Preimplantation genetic diagnosis (PGD) is a procedure that tests embryos for genetic disorders before placement in the uterus. It is performed in conjunction with IVF and should be considered for women over the age of 37, women with a history of recurrent miscarriages, and families with a history of genetic diseases.
PGD is conducted by analyzing the DNA within one of the cells of each embryo formed during a routine IVF cycle. (There are eight interchangeable cells in a healthy embryo. Removing one cell is not harmful to the development of the baby.) This DNA analysis helps to identify genetic disorders, such as Down’s syndrome and Turner’s syndrome, and to determine which embryo to implant.
The doctor has created a tightly-controlled environment for the delicate science of IVF. Air purity, temperature, oxygen level and other details are in place for the most “embryo-friendly” atmosphere.

Surgical Options

In some infertility cases, surgical procedures may be helpful – and necessary. Innovative technology has changed the way many gynecologic procedures are performed. In fact, many traditional surgeries are being replaced with minimally invasive techniques.
Below are answers to the most frequent questions we get about surgical procedures.
How does minimally invasive surgery differ from more traditional surgery?
Traditional surgery involves making a much larger incision, usually five inches or more. It leads to a longer recovery time, larger scar, and increases the risk of adhesions or scarring within the abdomen. The hospital stay is usually three days or longer. The patient typically does not return to work for four to six weeks. Minimally invasive surgery allows for a quicker recovery and less pain.

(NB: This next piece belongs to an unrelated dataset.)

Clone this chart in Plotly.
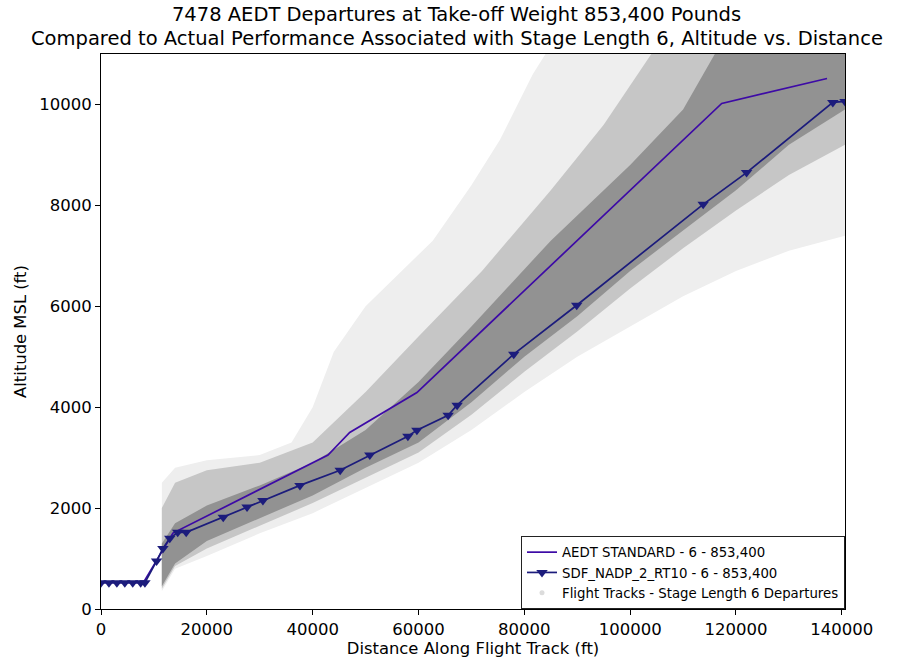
import plotly.graph_objects as go

# ---- data ----
aedt_dist = [0, 8000, 13600, 42900, 47000, 59700, 117300, 137200]
aedt_alt = [520, 520, 1505, 3050, 3500, 4290, 10020, 10515]

sdf_dist = [0, 1500, 3000, 4500, 6000, 7500, 8300, 10500, 11700, 13000, 14500, 16100,
            23100, 27600, 30600, 37600, 45200, 50800, 58000, 59700, 65600, 67300,
            78000, 89900, 113800, 122000, 138300, 140600]
sdf_alt = [520, 520, 520, 520, 520, 520, 520, 950, 1200, 1400, 1520, 1520,
           1820, 2020, 2150, 2450, 2750, 3050, 3425, 3545, 3840, 4040,
           5050, 6020, 8020, 8650, 10040, 10060]

# flight-track cloud envelopes (distance, altitude)
band_x = [11500, 14000, 20000, 30000, 40000, 50000, 60000, 70000, 80000, 90000,
          100000, 110000, 120000, 130000, 140600]
halo_low = [350, 800, 1050, 1500, 1900, 2400, 2900, 3550, 4300, 5000,
            5600, 6200, 6700, 7100, 7400]
mid_low = [400, 850, 1200, 1650, 2100, 2600, 3100, 3850, 4700, 5500,
           6350, 7150, 7900, 8600, 9200]
core_low = [450, 900, 1350, 1800, 2250, 2800, 3300, 4100, 5000, 5800,
            6700, 7500, 8300, 9200, 9900]

halo_up_x = [11500, 14000, 20000, 30000, 36000, 40000, 44000, 50000, 62700, 70000,
             75400, 81600, 84000, 140600]
halo_up = [2500, 2800, 2950, 3050, 3300, 4000, 5100, 6000, 7300, 8400,
           9300, 10600, 11000, 11000]
mid_up_x = [11500, 14000, 20000, 30000, 40000, 50000, 60000, 72000, 85000, 95000,
            104000, 140600]
mid_up = [2000, 2500, 2750, 2900, 3300, 4300, 5400, 6700, 8300, 9600, 11000, 11000]
core_up_x = [11500, 14000, 20000, 30000, 40000, 50000, 60000, 70000, 85000, 100000,
             110000, 116000, 140600]
core_up = [1300, 1700, 2050, 2450, 2900, 3550, 4500, 5600, 7300, 8800, 9900, 11000, 11000]

x_ticks = [0, 20000, 40000, 60000, 80000, 100000, 120000, 140000]
y_ticks = [0, 2000, 4000, 6000, 8000, 10000]

title_line1 = "7478 AEDT Departures at Take-off Weight 853,400 Pounds"
title_line2 = "Compared to Actual Performance Associated with Stage Length 6, Altitude vs. Distance"

fig = go.Figure()


def band(up_x, up_y, low_x, low_y, color):
    xs = list(up_x) + list(reversed(low_x)) + [up_x[0]]
    ys = list(up_y) + list(reversed(low_y)) + [up_y[0]]
    fig.add_trace(go.Scatter(x=xs, y=ys, mode="lines", fill="toself",
                             fillcolor=color, line=dict(width=0),
                             hoverinfo="skip", showlegend=False))


band(halo_up_x, halo_up, band_x, halo_low, "#eeeeee")
band(mid_up_x, mid_up, band_x, mid_low, "#c6c6c6")
band(core_up_x, core_up, band_x, core_low, "#929292")

fig.add_trace(go.Scatter(x=aedt_dist, y=aedt_alt, mode="lines",
                         line=dict(color="#3d0aa6", width=1.7),
                         name="AEDT STANDARD - 6 - 853,400"))
fig.add_trace(go.Scatter(x=sdf_dist, y=sdf_alt, mode="lines+markers",
                         line=dict(color="#1c1c7c", width=1.7),
                         marker=dict(symbol="triangle-down", size=10, color="#1c1c7c"),
                         name="SDF_NADP_2_RT10 - 6 - 853,400"))
fig.add_trace(go.Scatter(x=[None], y=[None], mode="markers",
                         marker=dict(color="#dcdcdc", size=5),
                         name="Flight Tracks - Stage Length 6 Departures"))

font = "DejaVu Sans"
W, H = 913, 664
fig.update_layout(
    width=W, height=H,
    margin=dict(l=101, r=68, t=54, b=55),
    paper_bgcolor="white", plot_bgcolor="white",
    font=dict(family=font, size=16, color="black"),
    title=dict(text=title_line1,
               x=0.5, xanchor="center", xref="container",
               y=1 - 14 / H, yanchor="middle", yref="container",
               font=dict(family=font, size=19.5)),
    showlegend=True,
    legend=dict(x=1, xanchor="right", y=0, yanchor="bottom",
                bgcolor="rgba(255,255,255,0.85)", bordercolor="#222", borderwidth=1,
                font=dict(family=font, size=13.3), tracegroupgap=0,
                itemwidth=30),
)
fig.add_annotation(text=title_line2, xref="paper", yref="paper",
                   x=(456.5 - 101) / 744, y=1 + 16 / 555,
                   xanchor="center", yanchor="middle", showarrow=False,
                   font=dict(family=font, size=19.5, color="black"))
fig.update_xaxes(range=[0, 140600], tickvals=x_ticks, ticktext=[str(v) for v in x_ticks],
                 showgrid=False, zeroline=False, showline=True, linecolor="black",
                 linewidth=1, mirror=True, ticks="outside", ticklen=5, tickcolor="black",
                 title=dict(text="Distance Along Flight Track (ft)", standoff=2,
                            font=dict(size=16.4)),
                 tickfont=dict(size=16.5))
fig.update_yaxes(range=[0, 11000], tickvals=y_ticks, ticktext=[str(v) for v in y_ticks],
                 showgrid=False, zeroline=False, showline=True, linecolor="black",
                 linewidth=1, mirror=True, ticks="outside", ticklen=5, tickcolor="black",
                 title=dict(text="Altitude MSL (ft)", standoff=8, font=dict(size=16.4)),
                 tickfont=dict(size=16.5))

fig.write_html("out.html", config={"displayModeBar": False},
               post_script="document.body.style.margin='0';")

How long does it take to recover?
Most patients go home the same day as the surgery is performed. Patients are able to get up and around that evening. Although removing the entire uterus usually requires an overnight stay in the hospital, most patients are up out of bed the next morning and go home early in the day.
What is hysteroscopy?
Hysteroscopy is minimally invasive surgery for the inside of the uterus. The cervix (the part of the uterus that opens into the vagina and through which a baby passes during delivery) is opened to less than half-inch in order to perform surgery. Through this opening a narrow instrument with a video lens at the end is passed through into the uterus. Other instruments can then be passed through alongside the lens, these instruments are used to grasp, cut or vaporize abnormal tissue. In this way, polyps, fibroids and inborn defects of the uterus can be removed.
What is laparoscopy?
Laparoscopy is minimally invasive abdominal surgery performed through very small incisions in the abdomen, generally a half-inch or less. The lens of a small camera is placed through one incision so that the inside of the abdomen may be seen on a TV screen. Two or three other instruments are then placed through the other incisions. These instruments can hold, cut and suture tissue, allowing the experienced laparoscopic surgeon to perform even complex surgeries. A large fibroid or even a entire uterus can then be removed through these small incisions by cutting the fibroid or other tissue into thin strips while inside the abdomen.
Who can perform gynecologic minimally invasive surgery?
Many physicians trained in gynecology can perform some types of laparoscopy and hysteroscopy. However, the extent and difficulty of the surgery they perform in this way depends on their specific training and comfort levels. Gynecologists who have completed a fellowship in reproductive endocrinology and infertility, such as the physicians at Specialists in Reproductive Health, receive much more extensive training in advanced minimally invasive surgery.